A settlement in Turro is reported at least since 1489; it probably originated around a much older tower, depicted in maps dating back to 950 and referred to as "Tauris Turris" (in Latin, "bull's tower"; hence the name "Turro"). Under the Napoleonic Empire rule, in 1808, Turro was annexed to Milan, but it returned to an autonomous status in 1816, after the foundation of the Kingdom of Lombardy–Venetia. In 1861, Turro reportedly had a population of 319, and in 1864 its name was changed to "Turro Milanese". The rural area of Turro was largely the property of noble Milanese families, such as the Melzi, the Dal Verme, the Visconti and the Parravicini.

In early 20th century, several factories were established in the area of Turro, with a consequent rapid increase in population (raising from 555 in 1901 to 7,883 in 1911 and to 20,000 in the 1930s).
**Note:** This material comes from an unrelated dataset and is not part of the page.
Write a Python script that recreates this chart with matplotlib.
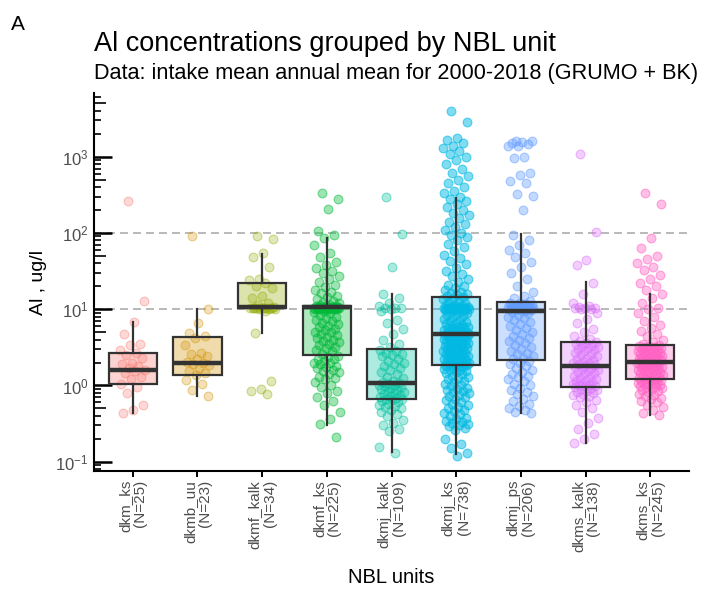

Still a suburb with farms in 1916, it was the subject of aerial bombing in World War I, which killed livestock. In 1918, Turro was once again, and definitively, annexed to Milan. At the same time, an "open air" school was established in Turro, on the grounds of a former horse race track.

Until the 1980s, Turro maintained its industrial character; then, as the factories were abandoned, it gradually evolved in a residential and tertiary district.

==Environment==
Turro is traversed by the Naviglio Martesana canal, and has maintained large green areas despite its industrial and residential development. It has two main city parks, Parco Martesana (which is connected by a bike lane to the larger Parco Sempione) and Parco Trotter.

==Monuments==
A prominent monument of the Turro district is the church of Santa Maria Assunta in Turro, one of the oldest churches in the outskirts of Milan; it was built at the beginning of the 19th century, replacing an older 16th-century church. It has a neoclassical facade and fresco decorations.